When my girlfriend’s in bed with her reading glasses on and a book in
her hands — that’s sexy. When she’s sitting there squinting at her
iPhone, well — not so much — then I just think she’s having an
emotional affair on Facebook.
7. Print Survives the Apocalypse.
I was raised among hippies who perpetually insisted that the shit was about to hit the fan, man,
the grid was going down, and civilization would soon collapse into
unplugged utopian chaos. My apocalypse survival pack includes a Haruki
Murakami book, a copy of the latest Lucky Peach magazine, and a
mini letterpress set for emergency zine-making. When the world as we
know it ends and we’re all refugees trudging toward an unknown future, I
won’t be carrying my laptop.
8. Print Keeps Our Secrets.
If I read something online, my reading is tracked and tallied by the Big
Brother internet brain that targets my tastes and sends ads chasing me
from Google to YouTube and back again. But unless I order it from
Amazon, hardly anyone can guess what I’m reading in print. And stealthy
education, it turns out, is what books were invented for. Up until the
third or fourth century A.D., Europeans had to unroll their books to
read them. Scrolls evolved into folded pages. Folded pages became
gathered pages — what we now call books. Why books instead of scrolls?
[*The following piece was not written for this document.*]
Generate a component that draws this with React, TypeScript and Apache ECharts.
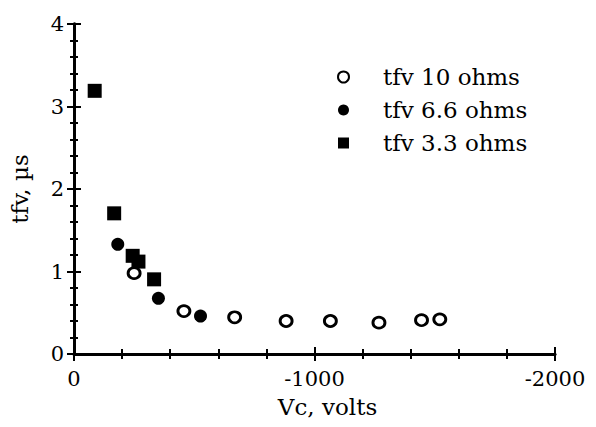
import React, { useEffect, useRef } from "react";
import * as echarts from "echarts";

const seriesNames = ["tfv 10 ohms", "tfv 6.6 ohms", "tfv 3.3 ohms"];
const vc10 = [-250, -457, -668, -882, -1066, -1268, -1445, -1521];
const tfv10 = [0.98, 0.52, 0.445, 0.4, 0.4, 0.38, 0.41, 0.42];
const vc66 = [-182, -351, -526];
const tfv66 = [1.33, 0.675, 0.46];
const vc33 = [-86, -167, -244, -268, -333];
const tfv33 = [3.19, 1.705, 1.19, 1.12, 0.905];
const xTicks = [0, -1000, -2000];
const yTicks = [0, 1, 2, 3, 4];

const FONT = "DejaVu Serif";

function pairs(xs: number[], ys: number[]) {
  return xs.map((x, i) => [x, ys[i]]);
}

export default function App() {
  const ref = useRef<HTMLDivElement>(null);
  useEffect(() => {
    if (!ref.current) return;
    const chart = echarts.init(ref.current, undefined, { renderer: "svg" });
    const axisLine = { show: true, lineStyle: { color: "#000", width: 2.8 } };
    const commonX = {
      type: "value" as const,
      min: Math.min(...xTicks),
      max: Math.max(...xTicks),
      interval: 1000,
      inverse: true,
      splitLine: { show: false },
      axisLine,
      axisTick: { show: true, inside: true, length: 7, lineStyle: { color: "#000", width: 2 } },
      minorTick: { show: true, splitNumber: 5, length: 5, lineStyle: { color: "#000", width: 2 } },
    };
    const commonY = {
      type: "value" as const,
      min: Math.min(...yTicks),
      max: Math.max(...yTicks),
      interval: 1,
      splitLine: { show: false },
      axisLine,
      axisTick: { show: true, inside: true, length: 7, lineStyle: { color: "#000", width: 2 } },
      minorTick: { show: true, splitNumber: 5, length: 4, lineStyle: { color: "#000", width: 2 } },
    };
    chart.setOption({
      animation: false,
      backgroundColor: "#fff",
      textStyle: { fontFamily: FONT },
      grid: { left: 72, right: 41, top: 24, bottom: 73, containLabel: false },
      xAxis: [
        {
          ...commonX,
          position: "bottom",
          name: "Vc, volts",
          nameLocation: "middle",
          nameGap: 41,
          nameTextStyle: { fontFamily: FONT, fontSize: 23, color: "#000", padding: [0, 0, 0, 26] },
          axisLabel: { show: true, margin: 14, fontFamily: FONT, fontSize: 21, color: "#000", formatter: (v: number) => String(v) },
        },
        { ...commonX, position: "top", axisLabel: { show: false } },
      ],
      yAxis: [
        {
          ...commonY,
          position: "left",
          name: "tfv, µs",
          nameLocation: "middle",
          nameGap: 43,
          nameTextStyle: { fontFamily: FONT, fontSize: 23, color: "#000" },
          axisLabel: { show: true, margin: 10, fontFamily: FONT, fontSize: 21, color: "#000", padding: [0, 0, 8, 0] },
        },
        { ...commonY, position: "right", axisLabel: { show: false } },
      ],
      legend: {
        orient: "vertical",
        left: 337,
        top: 65.5,
        padding: 0,
        itemWidth: 11,
        itemHeight: 11,
        itemGap: 10,
        data: [
          { name: seriesNames[0], icon: "circle" },
          { name: seriesNames[1], icon: "circle" },
          { name: seriesNames[2], icon: "rect" },
        ],
        textStyle: { fontFamily: FONT, fontSize: 23, color: "#000", lineHeight: 23, padding: [0, 0, 0, 29] },
      },
      series: [
        {
          name: seriesNames[0],
          type: "scatter",
          symbol: "circle",
          symbolSize: [12, 11],
          itemStyle: { color: "#fff", borderColor: "#000", borderWidth: 2.8, opacity: 1 },
          data: pairs(vc10, tfv10),
        },
        {
          name: seriesNames[1],
          type: "scatter",
          symbol: "circle",
          symbolSize: 13,
          itemStyle: { color: "#000", opacity: 1 },
          data: pairs(vc66, tfv66),
        },
        {
          name: seriesNames[2],
          type: "scatter",
          symbol: "rect",
          symbolSize: 14,
          itemStyle: { color: "#000", opacity: 1 },
          data: pairs(vc33, tfv33),
        },
      ],
    });
    return () => chart.dispose();
  }, []);
  return <div ref={ref} style={{ width: 596, height: 427, position: "absolute", left: 0, top: 0 }} />;
}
Early rebel Christians found they could be made smaller and therefore
more convenient when it came to keeping spiritual texts hidden from
Roman authorities. Plans for the revolution will not go viral.
9. Print Lives. And Keeps on Living.
This isn’t the first time print media has been declared dead. Back in
the ’60s, people without imagination were sure television spelled the
end of print. My old journalism professor, Clay Felker, responded by
reinventing the American magazine — not with short, ultra-visual media
that imitated TV, but with long-narrative and novelistic-style writing
that added layers of emotional depth to traditional reporting. He had no
problem with the Internet. He appreciated online media’s ability to
focus on psychographic communities over demographic communities. But new
media didn’t mean the death of the old — to each its own narrative
style.
10. Print Doesn’t Get Jealous.
Before anyone accuses me of being a purist or a Luddite, let me say
again that I don’t hate the internet. Lucky for me, print doesn’t care
if I watch TV or waste a night reading the BuzzFeed. In fact, I’m
relying on new-fangled online crowdfunding at Kickstarter to make sure
print lives. Click to it here See? Print didn’t mind that at all.